Kosek argues that Gandhi was “entangled in American ‘materialism and commercialism,'” and was a “canny participant” in the modern world. Gandhi was adept at using news media to get his message across and present an image of himself to the world. However, this more complicated and “less pure” image of Gandhi in many ways serves as a better reflection of the man himself and his message. Kosek writes:
Even the most distinctive emblems of Gandhian austerity, his clothes, could be commodified. Krishnalal Shridharani, a participant in the March to the Sea who later lived in the United States, noted back in 1939 that the Indian leader’s peculiar dress had its own presence in popular culture. “As an originator of fashions,” Shridharani wrote, “Gandhi can well be the envy of Hollywood stars.” Movies and the mahatma were, perhaps, more amenable than we think. Long before Gandhi’s sandals were auctioned, his photogenic persona was “sold” in American mass media as a symbol of moral integrity, a symbol that generated international sympathy for Indian independence.

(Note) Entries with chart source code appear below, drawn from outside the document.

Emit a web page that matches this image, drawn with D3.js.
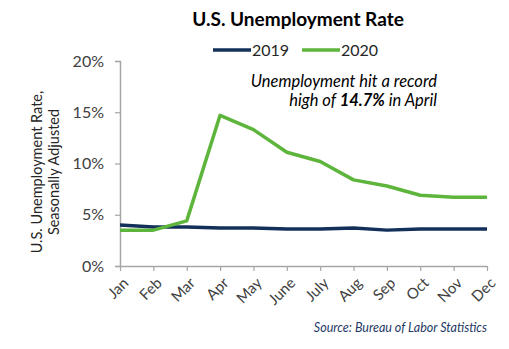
<!DOCTYPE html>
<html>
<head>
<meta charset="utf-8">
<script src="https://cdn.jsdelivr.net/npm/d3@7"></script>
<style>
  body { margin: 0; background: #fff; }
  text { font-family: Lato, "Open Sans", sans-serif; }
</style>
</head>
<body>
<div id="chart"></div>
<script>
const months = ['Jan', 'Feb', 'Mar', 'Apr', 'May', 'June', 'July', 'Aug', 'Sep', 'Oct', 'Nov', 'Dec'];
const rate2019 = [4.0, 3.8, 3.8, 3.7, 3.7, 3.6, 3.6, 3.7, 3.5, 3.6, 3.6, 3.6];
const rate2020 = [3.5, 3.5, 4.4, 14.7, 13.3, 11.1, 10.2, 8.4, 7.8, 6.9, 6.7, 6.7];
const yTicks = [0, 5, 10, 15, 20];

const width = 509, height = 349;
const margin = {top: 61, right: 22, bottom: 83, left: 120};

const svg = d3.select('#chart').append('svg')
  .attr('width', width)
  .attr('height', height)
  .attr('viewBox', [0, 0, width, height]);

const x = d3.scalePoint()
  .domain(months)
  .range([margin.left, width - margin.right]);

const y = d3.scaleLinear()
  .domain([0, 20])
  .range([height - margin.bottom, margin.top]);

// title
svg.append('text')
  .attr('x', 298).attr('y', 26)
  .attr('text-anchor', 'middle')
  .attr('font-size', 19).attr('font-weight', 'bold')
  .attr('fill', '#000')
  .text('U.S. Unemployment Rate');

// axes
const yAxis = svg.append('g')
  .attr('transform', `translate(${margin.left},0)`)
  .call(d3.axisLeft(y).tickValues(yTicks).tickFormat(d => d + '%').tickSize(5).tickPadding(11));

const xAxis = svg.append('g')
  .attr('transform', `translate(0,${height - margin.bottom})`)
  .call(d3.axisBottom(x).tickSize(5).tickSizeOuter(0));

[yAxis, xAxis].forEach(g => {
  g.select('.domain').attr('stroke', '#a6a6a6').attr('stroke-width', 1.5);
  g.selectAll('.tick line').attr('stroke', '#a6a6a6').attr('stroke-width', 1.2);
  g.selectAll('.tick text').attr('fill', '#404040').attr('font-size', 16)
    .attr('font-family', 'Lato, "Open Sans", sans-serif');
});

xAxis.selectAll('.tick text')
  .attr('font-size', 15)
  .attr('text-anchor', 'end')
  .attr('dy', null)
  .attr('y', 0)
  .attr('transform', 'translate(9,18) rotate(-45)');

// y axis title
const yTitle = svg.append('text')
  .attr('transform', 'translate(42,172) rotate(-90)')
  .attr('text-anchor', 'middle')
  .attr('font-size', 14.5).attr('fill', '#262626');
yTitle.append('tspan').attr('x', 0).attr('dy', 0).text('U.S. Unemployment Rate,');
yTitle.append('tspan').attr('x', 0).attr('dy', 17).text('Seasonally Adjusted');

// lines
const series = [
  {name: '2019', values: rate2019, color: '#12305a'},
  {name: '2020', values: rate2020, color: '#5db53c'}
];

const line = d3.line()
  .x((d, i) => x(months[i]))
  .y(d => y(d));

series.forEach(s => {
  svg.append('path')
    .datum(s.values)
    .attr('fill', 'none')
    .attr('stroke', s.color)
    .attr('stroke-width', 3.5)
    .attr('stroke-linejoin', 'round')
    .attr('d', line);
});

// legend
const legend = svg.append('g');
const legendX = [213, 302];
series.forEach((s, i) => {
  const g = legend.append('g').attr('transform', `translate(${legendX[i]},50)`);
  g.append('line').attr('x1', 0).attr('x2', 38).attr('y1', 0).attr('y2', 0)
    .attr('stroke', s.color).attr('stroke-width', 3.5);
  g.append('text').attr('x', 39).attr('y', 6)
    .attr('font-size', 16).attr('fill', '#262626')
    .text(s.name);
});

// annotation
const note = svg.append('text')
  .attr('text-anchor', 'end')
  .attr('font-size', 16.5).attr('font-style', 'italic').attr('fill', '#000');
note.append('tspan').attr('x', 437).attr('y', 87).text('Unemployment hit a record');
const l2 = note.append('tspan').attr('x', 437).attr('y', 106);
l2.append('tspan').text('high of ');
l2.append('tspan').attr('font-weight', 'bold').text(d3.max(rate2020) + '%');
l2.append('tspan').text(' in April');

// source
svg.append('text')
  .attr('x', 487).attr('y', 332)
  .attr('text-anchor', 'end')
  .attr('font-size', 12.5).attr('font-style', 'italic').attr('fill', '#1f3864')
  .text('Source: Bureau of Labor Statistics');
</script>
</body>
</html>
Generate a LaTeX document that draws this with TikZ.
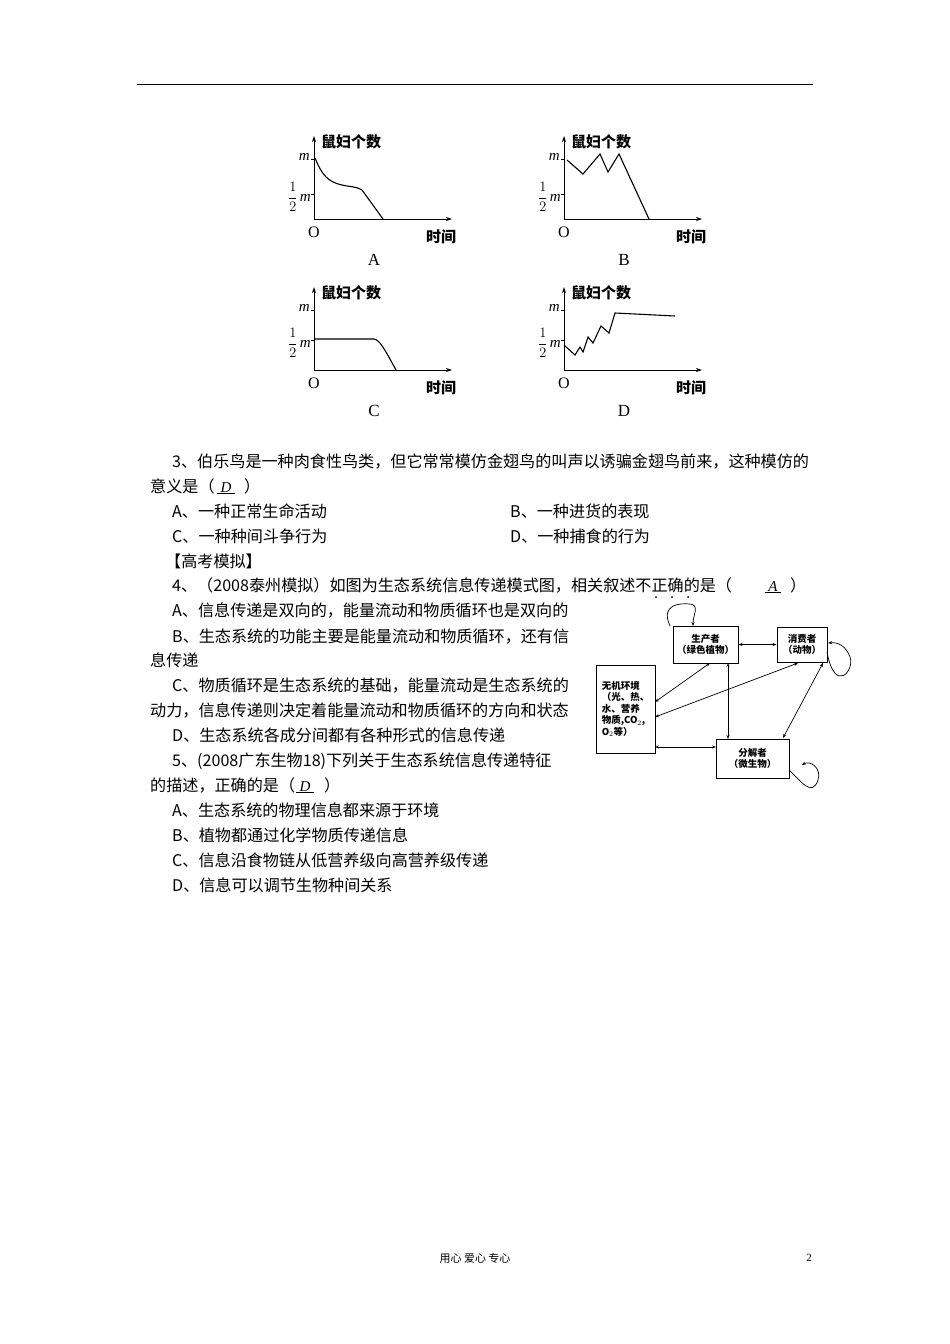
\documentclass[tikz,border=0pt]{standalone}
\usepackage{fontspec}
\setmainfont{Liberation Serif}
\newfontfamily\cjk{Noto Sans CJK SC}
\usetikzlibrary{arrows.meta}
\begin{document}
\begin{tikzpicture}[x=1pt,y=-1pt,
  txt/.style={anchor=base west,inner sep=0pt,font=\cjk\fontsize{16.1}{16}\selectfont},
  ax/.style={line width=0.9pt,-{Stealth[length=6pt,width=4pt]}},
  crv/.style={line width=1.1pt},
  lab/.style={inner sep=0pt,font=\cjk\bfseries\fontsize{15}{15}\selectfont},
  ans/.style={inner sep=0pt,anchor=base,font=\fontsize{15}{15}\selectfont\itshape},
  box/.style={draw,line width=1pt,align=center,inner sep=0pt,font=\cjk\bfseries\fontsize{9.5}{11.5}\selectfont},
  dar/.style={line width=0.7pt,{Stealth[length=4pt,width=3pt]}-{Stealth[length=4pt,width=3pt]}},
  sar/.style={line width=0.7pt,-{Stealth[length=4pt,width=3pt]}}]
\useasboundingbox (0,0) rectangle (950,1344);
\draw[line width=0.8pt] (137,84) -- (813,84);
% graphs
\foreach \ox/\oy/\L/\mm/\hm in {314/219/A/159/194, 564/219/B/159/194, 314/370/C/310/340, 564/370/D/310/340}{
  \begin{scope}
  \coordinate (o\L) at (\ox,\oy);
  \draw[ax] (o\L) -- ++(0,-83);
  \draw[ax] (o\L) -- ++(138,0);
  \draw[line width=0.7pt] (\ox,\mm) -- ++(-3,0) (\ox,\hm) -- ++(-3,0);
  \node[lab,anchor=west] at (\ox+7,\oy-77) {鼠妇个数};
  \node[lab,anchor=west] at (\ox+112,\oy+18) {时间};
  \node[inner sep=0pt,font=\fontsize{16}{16}\selectfont] at (\ox,\oy+13) {O};
  \node[inner sep=0pt,font=\fontsize{17}{17}\selectfont] at (\ox+60,\oy+41) {\L};
  \node[inner sep=0pt,anchor=east,font=\fontsize{15}{15}\selectfont\itshape] at (\ox-4,\mm-2) {m};
  \node[inner sep=0pt,anchor=east,font=\fontsize{15}{15}\selectfont] at (\ox-3,\hm+3) {$\displaystyle\frac{1}{2}\,\mathit{m}$};
  \end{scope}
}
\draw[crv] (315,158) .. controls (322,175) and (328,182) .. (342,185) .. controls (350,187) and (355,186) .. (362,190) -- (383,219);
\draw[crv] (567,160) -- (583,174) -- (600,154) -- (608,172) -- (619,154) -- (649,219);
\draw[crv] (314,339) -- (374,339) .. controls (380,340) and (385,350) .. (396,370);
\draw[crv] (564,345) -- (575,355) -- (580,347) -- (583,352) -- (588,337) -- (593,343) -- (601,326) -- (609,333) -- (615,313) -- (675,316);
% text
\node[txt] at (172,467) {3、伯乐鸟是一种肉食性鸟类，但它常常模仿金翅鸟的叫声以诱骗金翅鸟前来，这种模仿的};
\node[txt] (q3b) at (150,492) {意义是（};
\node[ans] at (226,492) {\underline{\ D\ }};
\node[txt] at (244,492) {）};
\node[txt] at (172,517) {A、一种正常生命活动};
\node[txt] at (510,517) {B、一种进货的表现};
\node[txt] at (172,542) {C、一种种间斗争行为};
\node[txt] at (510,542) {D、一种捕食的行为};
\node[txt] at (165,567) {【高考模拟】};
\node[txt] (q4) at (172,591) {4、（2008泰州模拟）如图为生态系统信息传递模式图，相关叙述不正确的是（};
\node[ans] at (773,591) {\underline{\ A\ }};
\node[txt] at (790,591) {）};
\foreach \x in {656,672,688} \fill (\x,597) circle (1pt);
\node[txt] at (172,616) {A、信息传递是双向的，能量流动和物质循环也是双向的};
\node[txt] at (172,642) {B、生态系统的功能主要是能量流动和物质循环，还有信};
\node[txt] at (150,666) {息传递};
\node[txt] at (172,691) {C、物质循环是生态系统的基础，能量流动是生态系统的};
\node[txt] at (150,716) {动力，信息传递则决定着能量流动和物质循环的方向和状态};
\node[txt] at (172,741) {D、生态系统各成分间都有各种形式的信息传递};
\node[txt] at (172,766) {5、(2008广东生物18)下列关于生态系统信息传递特征};
\node[txt] at (150,791) {的描述，正确的是（};
\node[ans] at (305,791) {\underline{\ D\ }};
\node[txt] at (324,791) {）};
\node[txt] at (172,816) {A、生态系统的物理信息都来源于环境};
\node[txt] at (172,841) {B、植物都通过化学物质传递信息};
\node[txt] at (172,866) {C、信息沿食物链从低营养级向高营养级传递};
\node[txt] at (172,891) {D、信息可以调节生物种间关系};
% ecosystem diagram
\node[box,minimum width=65pt,minimum height=37pt] (P) at (705.5,644.5) {生产者\\（绿色植物）};
\node[box,minimum width=50pt,minimum height=35pt] (Cn) at (802,644.5) {消费者\\（动物）};
\node[box,minimum width=59pt,minimum height=88pt,align=left] (E) at (625.5,709) {无机环境\\（光、热、\\水、营养\\物质,CO$_2$,\\O$_2$等）};
\node[box,minimum width=73pt,minimum height=39pt] (Dc) at (752.5,758.5) {分解者\\（微生物）};
\draw[dar] (P.east) -- (Cn.west);
\draw[dar] (710,663) -- (655,702);
\draw[dar] (798,663) -- (655,717);
\draw[dar] (728,663) -- (728,739);
\draw[dar] (823,663) -- (783,738);
\draw[dar] (655,747) -- (716,747);
\draw[sar] (670,626) .. controls (660,604) and (680,603) .. (690,604) .. controls (700,605) and (693,615) .. (693,626);
\draw[sar] (827,652) .. controls (835,695) and (855,670) .. (850,657) .. controls (846,646) and (838,642) .. (828,643);
\draw[sar] (789,770) .. controls (800,780) and (812,798) .. (818,780) .. controls (822,768) and (810,760) .. (802,765);
% footer
\node[inner sep=0pt,font=\cjk\fontsize{11}{11}\selectfont] at (475,1258) {用心 爱心 专心};
\node[inner sep=0pt,font=\fontsize{11}{11}\selectfont] at (809,1258) {2};
\end{tikzpicture}
\end{document}
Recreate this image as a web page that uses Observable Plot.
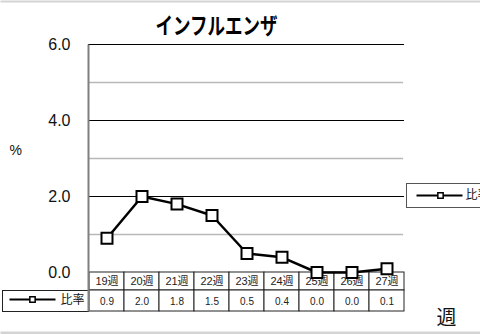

To stress Gandhi’s engagement with the modern world might seem to impugn his motives or cast doubt on his sincerity, but that would be a misunderstanding. Instead, the point is that he is, in Salman Rushdie’s words, “infinitely more interesting” than his well-meaning protectors allow. His creative uses of media, technology, and popular culture showed that, as Rushdie puts it, “Gandhian intelligence” may be more powerful than “Gandhian piety.” Gandhi the distant saint is more comfortable, but Gandhi the endlessly resourceful innovator is far more relevant to our current crises of violence and injustice.